▶ _Task to carry out_: Transcribe the material in full. Nothing should differ except that the pictures are left out.

▶ _Supplied data_:
* * *
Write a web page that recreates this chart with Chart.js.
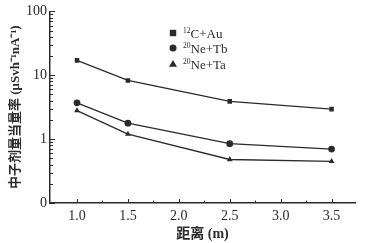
<!DOCTYPE html>
<html>
<head>
<meta charset="utf-8">
<script src="https://cdn.jsdelivr.net/npm/chart.js@4"></script>
<style>
  html, body { margin: 0; padding: 0; background: #fff; }
  #wrap { width: 366px; height: 243px; }
</style>
</head>
<body>
<div id="wrap"><canvas id="c" width="366" height="243"></canvas></div>
<script>
// distances (m)
const distances = [1.0, 1.5, 2.5, 3.5];
// dose rate values, log scale
const cAu = [17.1, 8.3, 3.9, 2.95];
const neTb = [3.7, 1.78, 0.85, 0.70];
const neTa = [2.8, 1.2, 0.48, 0.45];
// legend parts: mass number, rest
const seriesMass = ['12', '20', '20'];
const seriesName = ['C+Au', 'Ne+Tb', 'Ne+Ta'];
const xTicks = [1.0, 1.5, 2.0, 2.5, 3.0, 3.5];
const yLabels = { 100: '100', 10: '10', 1: '1', 0.1: '0' };

const ink = '#2b2b2b';
const serif = "'Liberation Serif', 'DejaVu Serif', serif";
const titleFont = "'Liberation Serif', 'Noto Sans CJK SC', serif";

function toPts(ys) {
  return distances.map((x, i) => ({ x: x, y: ys[i] }));
}

function mkSet(name, ys, style) {
  return {
    label: name,
    data: toPts(ys),
    borderColor: ink,
    backgroundColor: ink,
    borderWidth: 1.3,
    pointStyle: style,
    pointRadius: style === 'rect' ? 3.2 : 3.4,
    pointBorderWidth: 0,
    tension: 0
  };
}

// inward ticks and the legend inside the plot
const decor = {
  id: 'decor',
  afterDraw(chart) {
    const ctx = chart.ctx;
    const xs = chart.scales.x, ys = chart.scales.y;
    const area = chart.chartArea;
    ctx.save();
    ctx.strokeStyle = ink;
    ctx.lineWidth = 1;
    // x ticks point up
    for (let v = 1.0; v <= 3.51; v += 0.25) {
      const px = Math.round(xs.getPixelForValue(v)) + 0.5;
      const major = Math.abs(v * 2 - Math.round(v * 2)) < 1e-6;
      ctx.beginPath();
      ctx.moveTo(px, area.bottom);
      ctx.lineTo(px, area.bottom - (major ? 4 : 2.5));
      ctx.stroke();
    }
    // y ticks point right
    for (let d = 0.1; d < 100; d *= 10) {
      for (let k = 1; k <= 10; k++) {
        const v = d * k;
        const py = Math.round(ys.getPixelForValue(v)) + 0.5;
        const major = (k === 1 || k === 10);
        ctx.beginPath();
        ctx.moveTo(area.left, py);
        ctx.lineTo(area.left + (major ? 5 : 3), py);
        ctx.stroke();
      }
    }
    // legend
    const lx = 173, rowsY = [33, 48, 64];
    chart.data.datasets.forEach((ds, i) => {
      const y = rowsY[i];
      ctx.fillStyle = ink;
      ctx.beginPath();
      if (ds.pointStyle === 'rect') {
        ctx.rect(lx - 3.2, y - 3.2, 6.4, 6.4);
      } else if (ds.pointStyle === 'circle') {
        ctx.arc(lx, y, 3.5, 0, Math.PI * 2);
      } else {
        ctx.moveTo(lx, y - 4);
        ctx.lineTo(lx + 4, y + 2.8);
        ctx.lineTo(lx - 4, y + 2.8);
        ctx.closePath();
      }
      ctx.fill();
      ctx.textBaseline = 'alphabetic';
      ctx.textAlign = 'left';
      ctx.font = '7.5px ' + serif;
      ctx.fillText(seriesMass[i], lx + 10, y - 0.5);
      const w = ctx.measureText(seriesMass[i]).width;
      ctx.font = '13px ' + serif;
      ctx.fillText(seriesName[i], lx + 10 + w, y + 4.5);
    });
    ctx.restore();
  }
};

new Chart(document.getElementById('c'), {
  type: 'line',
  data: {
    datasets: [
      mkSet('12C+Au', cAu, 'rect'),
      mkSet('20Ne+Tb', neTb, 'circle'),
      mkSet('20Ne+Ta', neTa, 'triangle')
    ]
  },
  options: {
    responsive: false,
    animation: false,
    layout: { padding: { top: 10, right: 11, left: 8, bottom: 0 } },
    plugins: {
      legend: { display: false },
      tooltip: { enabled: false }
    },
    scales: {
      x: {
        type: 'linear',
        min: 0.735,
        max: 3.73,
        afterBuildTicks(scale) {
          scale.ticks = xTicks.map(v => ({ value: v }));
        },
        afterFit(scale) { scale.height = 40; },
        grid: { display: false, drawTicks: false },
        border: { display: true, color: ink, width: 1.5 },
        ticks: {
          color: ink,
          font: { family: serif, size: 14 },
          padding: 5,
          maxRotation: 0,
          callback: v => v.toFixed(1)
        },
        title: {
          display: true,
          text: '距离 (m)',
          color: ink,
          font: { family: titleFont, size: 14, weight: 'bold' },
          padding: { top: 1, bottom: 0 }
        }
      },
      y: {
        type: 'logarithmic',
        min: 0.1,
        max: 100,
        afterFit(scale) { scale.width = 42; },
        grid: { display: false, drawTicks: false },
        border: { display: true, color: ink, width: 1.5 },
        ticks: {
          color: ink,
          font: { family: serif, size: 14 },
          padding: 3,
          autoSkip: false,
          callback: v => (yLabels[v] !== undefined ? yLabels[v] : '')
        },
        title: {
          display: true,
          text: '中子剂量当量率 (μSvh⁻¹nA⁻¹)',
          color: ink,
          font: { family: titleFont, size: 13, weight: 'bold' },
          padding: { top: 0, bottom: 4 }
        }
      }
    }
  },
  plugins: [decor]
});
</script>
</body>
</html>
* * *
▶ _Exercise response_:
Write a web page that recreates this chart with Chart.js.
<!DOCTYPE html>
<html>
<head>
<meta charset="utf-8">
<script src="https://cdn.jsdelivr.net/npm/chart.js@4"></script>
<style>
  html, body { margin: 0; padding: 0; background: #fff; }
  #wrap { width: 366px; height: 243px; }
</style>
</head>
<body>
<div id="wrap"><canvas id="c" width="366" height="243"></canvas></div>
<script>
// distances (m)
const distances = [1.0, 1.5, 2.5, 3.5];
// dose rate values, log scale
const cAu = [17.1, 8.3, 3.9, 2.95];
const neTb = [3.7, 1.78, 0.85, 0.70];
const neTa = [2.8, 1.2, 0.48, 0.45];
// legend parts: mass number, rest
const seriesMass = ['12', '20', '20'];
const seriesName = ['C+Au', 'Ne+Tb', 'Ne+Ta'];
const xTicks = [1.0, 1.5, 2.0, 2.5, 3.0, 3.5];
const yLabels = { 100: '100', 10: '10', 1: '1', 0.1: '0' };

const ink = '#2b2b2b';
const serif = "'Liberation Serif', 'DejaVu Serif', serif";
const titleFont = "'Liberation Serif', 'Noto Sans CJK SC', serif";

function toPts(ys) {
  return distances.map((x, i) => ({ x: x, y: ys[i] }));
}

function mkSet(name, ys, style) {
  return {
    label: name,
    data: toPts(ys),
    borderColor: ink,
    backgroundColor: ink,
    borderWidth: 1.3,
    pointStyle: style,
    pointRadius: style === 'rect' ? 3.2 : 3.4,
    pointBorderWidth: 0,
    tension: 0
  };
}

// inward ticks and the legend inside the plot
const decor = {
  id: 'decor',
  afterDraw(chart) {
    const ctx = chart.ctx;
    const xs = chart.scales.x, ys = chart.scales.y;
    const area = chart.chartArea;
    ctx.save();
    ctx.strokeStyle = ink;
    ctx.lineWidth = 1;
    // x ticks point up
    for (let v = 1.0; v <= 3.51; v += 0.25) {
      const px = Math.round(xs.getPixelForValue(v)) + 0.5;
      const major = Math.abs(v * 2 - Math.round(v * 2)) < 1e-6;
      ctx.beginPath();
      ctx.moveTo(px, area.bottom);
      ctx.lineTo(px, area.bottom - (major ? 4 : 2.5));
      ctx.stroke();
    }
    // y ticks point right
    for (let d = 0.1; d < 100; d *= 10) {
      for (let k = 1; k <= 10; k++) {
        const v = d * k;
        const py = Math.round(ys.getPixelForValue(v)) + 0.5;
        const major = (k === 1 || k === 10);
        ctx.beginPath();
        ctx.moveTo(area.left, py);
        ctx.lineTo(area.left + (major ? 5 : 3), py);
        ctx.stroke();
      }
    }
    // legend
    const lx = 173, rowsY = [33, 48, 64];
    chart.data.datasets.forEach((ds, i) => {
      const y = rowsY[i];
      ctx.fillStyle = ink;
      ctx.beginPath();
      if (ds.pointStyle === 'rect') {
        ctx.rect(lx - 3.2, y - 3.2, 6.4, 6.4);
      } else if (ds.pointStyle === 'circle') {
        ctx.arc(lx, y, 3.5, 0, Math.PI * 2);
      } else {
        ctx.moveTo(lx, y - 4);
        ctx.lineTo(lx + 4, y + 2.8);
        ctx.lineTo(lx - 4, y + 2.8);
        ctx.closePath();
      }
      ctx.fill();
      ctx.textBaseline = 'alphabetic';
      ctx.textAlign = 'left';
      ctx.font = '7.5px ' + serif;
      ctx.fillText(seriesMass[i], lx + 10, y - 0.5);
      const w = ctx.measureText(seriesMass[i]).width;
      ctx.font = '13px ' + serif;
      ctx.fillText(seriesName[i], lx + 10 + w, y + 4.5);
    });
    ctx.restore();
  }
};

new Chart(document.getElementById('c'), {
  type: 'line',
  data: {
    datasets: [
      mkSet('12C+Au', cAu, 'rect'),
      mkSet('20Ne+Tb', neTb, 'circle'),
      mkSet('20Ne+Ta', neTa, 'triangle')
    ]
  },
  options: {
    responsive: false,
    animation: false,
    layout: { padding: { top: 10, right: 11, left: 8, bottom: 0 } },
    plugins: {
      legend: { display: false },
      tooltip: { enabled: false }
    },
    scales: {
      x: {
        type: 'linear',
        min: 0.735,
        max: 3.73,
        afterBuildTicks(scale) {
          scale.ticks = xTicks.map(v => ({ value: v }));
        },
        afterFit(scale) { scale.height = 40; },
        grid: { display: false, drawTicks: false },
        border: { display: true, color: ink, width: 1.5 },
        ticks: {
          color: ink,
          font: { family: serif, size: 14 },
          padding: 5,
          maxRotation: 0,
          callback: v => v.toFixed(1)
        },
        title: {
          display: true,
          text: '距离 (m)',
          color: ink,
          font: { family: titleFont, size: 14, weight: 'bold' },
          padding: { top: 1, bottom: 0 }
        }
      },
      y: {
        type: 'logarithmic',
        min: 0.1,
        max: 100,
        afterFit(scale) { scale.width = 42; },
        grid: { display: false, drawTicks: false },
        border: { display: true, color: ink, width: 1.5 },
        ticks: {
          color: ink,
          font: { family: serif, size: 14 },
          padding: 3,
          autoSkip: false,
          callback: v => (yLabels[v] !== undefined ? yLabels[v] : '')
        },
        title: {
          display: true,
          text: '中子剂量当量率 (μSvh⁻¹nA⁻¹)',
          color: ink,
          font: { family: titleFont, size: 13, weight: 'bold' },
          padding: { top: 0, bottom: 4 }
        }
      }
    }
  },
  plugins: [decor]
});
</script>
</body>
</html>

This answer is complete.